The NFL is making it clear that they are taking protocols very seriously this year—and that protocols will be far more stringent for players who are not vaccinated than it will be for those who are. It was reported on Saturday—after a bit of confusion and disinformation—that the league is mandating a fine for players for every instance of a breach in protocol this season, even as simple as not wearing a mask, at a rate of $14,650 per instance.
This information was first disseminated by Tampa Bay Buccaneers head coach Bruce Arians, who said that players would be fined “$14,000 on the spot every time he isn’t wearing a mask or is breaking a protocol”, as Jenna Lane writes for ESPN. The way it was initially reported, it indicated that this was a team-level discipline (others even portrayed it as a fine for not being vaccinated), but in reality, it is a fine issued by the league.
As regular readers here are aware, the league’s COVID-19 protocols have become a source of friction between those on opposite sides of the divide on the issue of vaccinations.

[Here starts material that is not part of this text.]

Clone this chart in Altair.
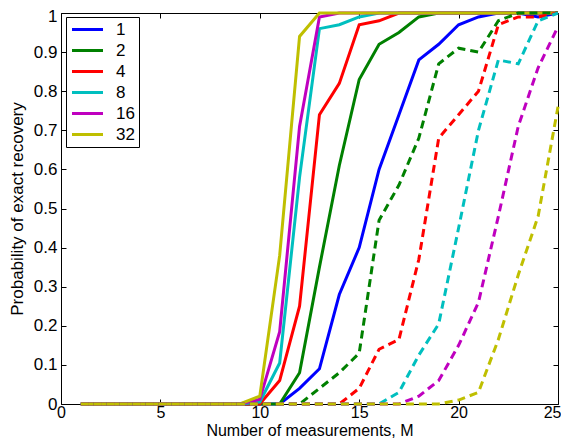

While players are free to choose not to get vaccinated, and a team is not permitted to release a player solely over vaccination status, it is abundantly clear that they are highly motivated to discourage players from going without the vaccine.

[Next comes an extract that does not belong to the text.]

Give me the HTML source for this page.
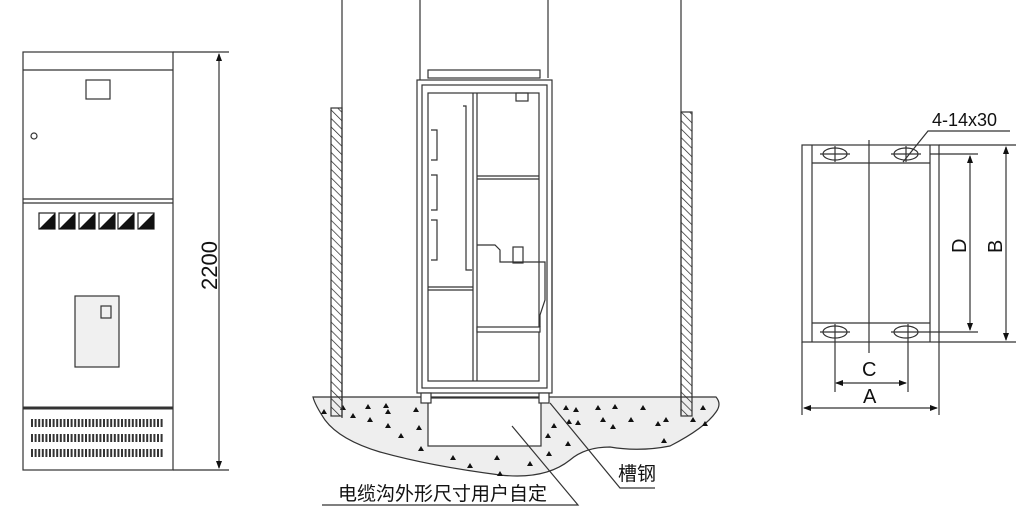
<!DOCTYPE html>
<html><head><meta charset="utf-8"><style>
html,body{margin:0;padding:0;background:#fff;}
svg{display:block;}
text{font-family:"Liberation Sans","Noto Sans CJK SC",sans-serif;fill:#111;}
</style></head><body>
<svg width="1024" height="517" viewBox="0 0 1024 517" xmlns="http://www.w3.org/2000/svg">
<defs>
<pattern id="h" width="6" height="6" patternUnits="userSpaceOnUse" patternTransform="rotate(-45)">
<line x1="0" y1="0" x2="0" y2="6" stroke="#222" stroke-width="1.4"/>
</pattern>
<marker id="ar" markerWidth="8" markerHeight="8" refX="7" refY="4" orient="auto-start-reverse" markerUnits="userSpaceOnUse">
<path d="M0,1 L8,4 L0,7 z" fill="#111"/></marker>
</defs>
<g stroke="#333" fill="none" stroke-width="1.2">
<rect x="23" y="52" width="150" height="418"/>
<line x1="23" y1="70" x2="173" y2="70"/>
<line x1="23" y1="199" x2="173" y2="199"/>
<line x1="23" y1="203" x2="173" y2="203"/>
<rect x="86" y="80" width="24" height="19"/>
<circle cx="34" cy="136" r="3"/>
<rect x="75" y="296" width="44" height="71" fill="#f0f0f0"/>
<rect x="101" y="306" width="10" height="12"/>
<line x1="23" y1="408" x2="173" y2="408" stroke-width="3"/>
<line x1="173" y1="52" x2="229" y2="52"/>
<line x1="173" y1="470" x2="229" y2="470"/>
<line x1="219" y1="54" x2="219" y2="468" marker-start="url(#ar)" marker-end="url(#ar)"/>
</g>
<g stroke="#222" stroke-width="1.2">
<g fill="#fff"><rect x="39" y="213" width="16" height="16"/><rect x="59" y="213" width="16" height="16"/><rect x="79" y="213" width="16" height="16"/><rect x="99" y="213" width="16" height="16"/><rect x="118" y="213" width="16" height="16"/><rect x="138" y="213" width="16" height="16"/></g>
<g fill="#111" stroke="none"><path d="M55,213 L55,229 L39,229z"/><path d="M75,213 L75,229 L59,229z"/><path d="M95,213 L95,229 L79,229z"/><path d="M115,213 L115,229 L99,229z"/><path d="M134,213 L134,229 L118,229z"/><path d="M154,213 L154,229 L138,229z"/></g>
</g>
<g stroke="#333" stroke-width="8" stroke-dasharray="2,1.6">
<line x1="31" y1="423" x2="163" y2="423"/>
<line x1="31" y1="438" x2="163" y2="438"/>
<line x1="31" y1="453" x2="163" y2="453"/>
</g>
<text x="0" y="0" font-size="22" transform="translate(217,290) rotate(-90)">2200</text>

<path d="M313,397 L716,397 Q722,404 716,412 Q705,428 670,446 Q640,452 610,447 Q585,447 570,460 Q545,480 500,475 Q430,466 380,452 Q340,440 325,420 Q315,405 313,397z" fill="#eeeeee" stroke="#333" stroke-width="1.2"/>
<rect x="428" y="398" width="113" height="48" fill="#fff" stroke="#333" stroke-width="1.2"/>
<g fill="#111">
<path d="M321,414l3,-5l3,5z"/><path d="M340,410l3,-5l3,5z"/><path d="M365,409l3,-5l3,5z"/><path d="M383,408l3,-5l3,5z"/><path d="M385,414l3,-5l3,5z"/><path d="M350,418l3,-5l3,5z"/><path d="M367,422l3,-5l3,5z"/><path d="M385,428l3,-5l3,5z"/><path d="M413,412l3,-5l3,5z"/><path d="M398,438l3,-5l3,5z"/><path d="M416,430l3,-5l3,5z"/><path d="M418,451l3,-5l3,5z"/><path d="M450,460l3,-5l3,5z"/><path d="M467,468l3,-5l3,5z"/><path d="M494,460l3,-5l3,5z"/><path d="M497,476l3,-5l3,5z"/><path d="M527,466l3,-5l3,5z"/><path d="M551,428l3,-5l3,5z"/><path d="M563,410l3,-5l3,5z"/><path d="M566,424l3,-5l3,5z"/><path d="M545,438l3,-5l3,5z"/><path d="M565,446l3,-5l3,5z"/><path d="M575,425l3,-5l3,5z"/><path d="M573,412l3,-5l3,5z"/><path d="M595,410l3,-5l3,5z"/><path d="M612,409l3,-5l3,5z"/><path d="M600,422l3,-5l3,5z"/><path d="M610,429l3,-5l3,5z"/><path d="M628,422l3,-5l3,5z"/><path d="M640,410l3,-5l3,5z"/><path d="M655,426l3,-5l3,5z"/><path d="M663,422l3,-5l3,5z"/><path d="M690,422l3,-5l3,5z"/><path d="M700,410l3,-5l3,5z"/><path d="M702,426l3,-5l3,5z"/><path d="M661,443l3,-5l3,5z"/><path d="M546,456l3,-5l3,5z"/>
</g>
<g stroke="#333" stroke-width="1.2" fill="none">
<line x1="342" y1="0" x2="342" y2="418"/>
<line x1="420" y1="0" x2="420" y2="80"/>
<line x1="548" y1="0" x2="548" y2="78"/>
<line x1="681" y1="0" x2="681" y2="415"/>
<rect x="331" y="108" width="11" height="308" fill="url(#h)"/>
<rect x="681" y="112" width="11" height="304" fill="url(#h)"/>
<rect x="428" y="70" width="112" height="8" fill="#fff"/>
<rect x="417" y="80" width="135" height="313" fill="#fff"/>
<rect x="422" y="85" width="125" height="303"/>
<rect x="428" y="93" width="111" height="288"/>
<line x1="473" y1="93" x2="473" y2="381"/>
<line x1="477" y1="93" x2="477" y2="381"/>
<line x1="477" y1="176" x2="539" y2="176"/>
<line x1="477" y1="179" x2="539" y2="179"/>
<line x1="428" y1="287" x2="473" y2="287"/>
<line x1="428" y1="290" x2="473" y2="290"/>
<rect x="477" y="327" width="63" height="5" fill="#fff"/>
<path d="M477,245 L495,245 L500,250 L500,262 L545,262 L545,300 L540,315 L540,327"/>
<path d="M463,106 L466,106 L466,270 L472,270"/>
<path d="M431,130 L437,130 L437,160 L431,160"/>
<path d="M431,175 L437,175 L437,210 L431,210"/>
<path d="M431,220 L437,220 L437,260 L431,260"/>
<rect x="516" y="93" width="12" height="8"/>
<rect x="513" y="247" width="10" height="16"/>
<line x1="552" y1="180" x2="552" y2="330"/>
<rect x="421" y="393" width="10" height="10" fill="#fff"/><rect x="539" y="393" width="10" height="10" fill="#fff"/>
<polyline points="550,403 620,488 655,488"/>
<polyline points="512,426 578,505 322,505"/>
</g>
<text x="618" y="480" font-size="19">槽钢</text>
<text x="338" y="500" font-size="19">电缆沟外形尺寸用户自定</text>

<g stroke="#333" stroke-width="1.2" fill="none">
<rect x="802" y="145" width="137" height="197"/>
<line x1="812" y1="145" x2="812" y2="342"/>
<line x1="930" y1="145" x2="930" y2="342"/>
<line x1="812" y1="163" x2="930" y2="163"/>
<line x1="812" y1="323" x2="930" y2="323"/>
<line x1="869" y1="140" x2="869" y2="353"/>
<ellipse cx="835" cy="154" rx="12" ry="6"/><ellipse cx="906" cy="154" rx="12" ry="6"/>
<ellipse cx="835" cy="332" rx="12" ry="6"/><ellipse cx="906" cy="332" rx="12" ry="6"/>
<line x1="820" y1="154" x2="850" y2="154"/><line x1="891" y1="154" x2="921" y2="154"/>
<line x1="820" y1="332" x2="850" y2="332"/><line x1="891" y1="332" x2="921" y2="332"/>
<line x1="835" y1="146" x2="835" y2="162"/><line x1="906" y1="146" x2="906" y2="162"/>
<line x1="835" y1="324" x2="835" y2="392"/><line x1="908" y1="324" x2="908" y2="392"/>
<line x1="802" y1="342" x2="802" y2="415"/><line x1="939" y1="342" x2="939" y2="415"/>
<line x1="939" y1="145" x2="1016" y2="145"/><line x1="939" y1="342" x2="1016" y2="342"/>
<line x1="930" y1="154" x2="978" y2="154"/><line x1="921" y1="332" x2="978" y2="332"/>
<line x1="970" y1="156" x2="970" y2="330" marker-start="url(#ar)" marker-end="url(#ar)"/>
<line x1="1006" y1="147" x2="1006" y2="340" marker-start="url(#ar)" marker-end="url(#ar)"/>
<line x1="836" y1="383" x2="906" y2="383" marker-start="url(#ar)" marker-end="url(#ar)"/>
<line x1="804" y1="408" x2="937" y2="408" marker-start="url(#ar)" marker-end="url(#ar)"/>
<polyline points="903,162 928,131 1010,131"/>
</g>
<text x="932" y="126" font-size="18">4-14x30</text>
<text x="862" y="376" font-size="20">C</text>
<text x="863" y="403" font-size="20">A</text>
<text font-size="20" transform="translate(966,253) rotate(-90)">D</text>
<text font-size="20" transform="translate(1002,253) rotate(-90)">B</text>
</svg>
</body></html>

According to recent reports, upwards of around 80 percent of the players on 90-man rosters right now have at least begun the vaccination process, which can take around six weeks to complete, from the administration of the first dose of a two-dose vaccine to the end of the two-week gestation period following the second dose.

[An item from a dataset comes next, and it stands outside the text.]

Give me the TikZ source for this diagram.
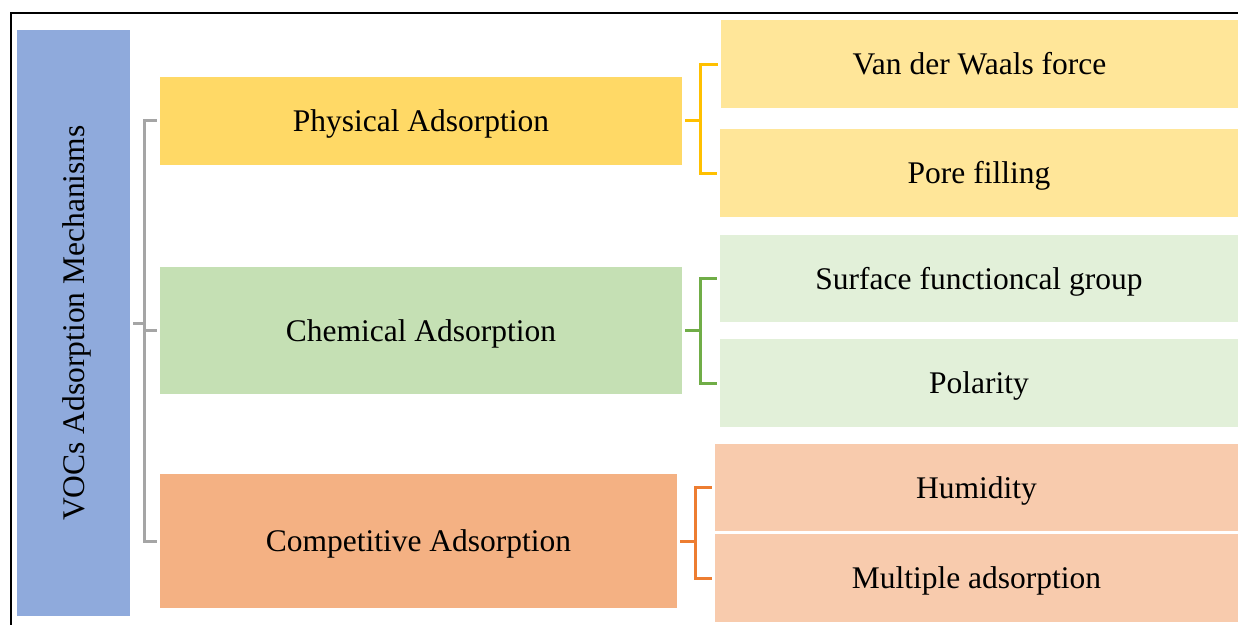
\documentclass[tikz,border=0pt]{standalone}
\usepackage{fontspec}
\setmainfont{Liberation Serif}
\definecolor{cblue}{HTML}{8FAADC}
\definecolor{cphys}{HTML}{FFD966}
\definecolor{cphysl}{HTML}{FFE699}
\definecolor{cchem}{HTML}{C5E0B4}
\definecolor{ccheml}{HTML}{E2F0D9}
\definecolor{ccomp}{HTML}{F4B183}
\definecolor{ccompl}{HTML}{F8CBAD}
\definecolor{lyel}{HTML}{FFC000}
\definecolor{lgrn}{HTML}{70AD47}
\definecolor{lorg}{HTML}{ED7D31}
\definecolor{lgry}{HTML}{A5A5A5}
\tikzset{
  txt/.style={inner sep=0pt, text height=21pt, text depth=0pt, font=\fontsize{31.5pt}{36pt}\selectfont},
  box/.style={txt, draw=none, align=center},
  brk/.style={line width=3pt},
}
\begin{document}
\begin{tikzpicture}[x=1pt,y=-1pt]
\useasboundingbox (0,0) rectangle (1238,624);
% frame
\draw[line width=2pt] (11,640) -- (11,12.5) -- (1250,12.5);
% boxes
\node[box, fill=cblue, minimum width=113pt, minimum height=586pt] (blue) at (73.5,323) {};
\node[txt, rotate=90] (bluetext) at (blue.center) {VOCs Adsorption Mechanisms};
\node[box, fill=cphys, minimum width=522pt, minimum height=88pt] (phys) at (421,120.5) {Physical Adsorption};
\node[box, fill=cchem, minimum width=522pt, minimum height=127pt] (chem) at (421,330.5) {Chemical Adsorption};
\node[box, fill=ccomp, minimum width=517pt, minimum height=134pt] (comp) at (418.5,541) {Competitive Adsorption};
\node[box, fill=cphysl, minimum width=517pt, minimum height=88pt] (vdw) at (979.5,64) {Van der Waals force};
\node[box, fill=cphysl, minimum width=518pt, minimum height=88pt] (pore) at (979,173) {Pore filling};
\node[box, fill=ccheml, minimum width=518pt, minimum height=87pt] (surf) at (979,278.5) {Surface functioncal group};
\node[box, fill=ccheml, minimum width=518pt, minimum height=88pt] (pol) at (979,383) {Polarity};
\node[box, fill=ccompl, minimum width=523pt, minimum height=87pt] (hum) at (976.5,487.5) {Humidity};
\node[box, fill=ccompl, minimum width=523pt, minimum height=88pt] (mult) at (976.5,578) {Multiple adsorption};
% gray bracket
\draw[brk, lgry] ([xshift=-3pt]phys.west) -- ++(-12,0) |- ([xshift=-3pt]comp.west);
\draw[brk, lgry] ([xshift=-3pt]chem.west) -- ++(-12,0);
\draw[brk, lgry] ([xshift=3pt]blue.east) -- ++(12,0);
% yellow bracket
\draw[brk, lyel] ([xshift=-3pt]vdw.west) -- ++(-17,0) |- ([xshift=-3pt]pore.west);
\draw[brk, lyel] ([xshift=3pt]phys.east) -- ++(16,0);
% green bracket
\draw[brk, lgrn] ([xshift=-3pt]surf.west) -- ++(-16,0) |- ([xshift=-3pt]pol.west);
\draw[brk, lgrn] ([xshift=3pt]chem.east) -- ++(16,0);
% orange bracket
\draw[brk, lorg] ([xshift=-3pt]hum.west) -- ++(-16,0) |- ([xshift=-3pt]mult.west);
\draw[brk, lorg] ([xshift=3pt]comp.east) -- ++(16,0);
\end{tikzpicture}
\end{document}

While teams may not, on the surface, release a player solely due to vaccination status, it will certainly discourage teams from bringing players in off the street if they are not vaccinated. Players who are not vaccinated will have to go through the same protocols as last year, which includes a five-day testing period before they can even step into the building.
That puts vaccinated free agents at a major advantage in-season, when teams are looking for help. If you can bring one guy in right away, and the other you can’t get into the building until Friday or Saturday, which one do you think is more likely to get the visit?
That’s just one of the numerous ‘advantages’ that vaccinated players will have over unvaccinated players, though for the most part, it’s not necessarily representative to describe them as advantages. The protocols unvaccinated players undergo are simply based upon the medical guidelines for those who do not have an immunity against COVID-19, meaning they’re not in place simply to make life more difficult for them and make them want to get the vaccine, but to try to keep everybody safe.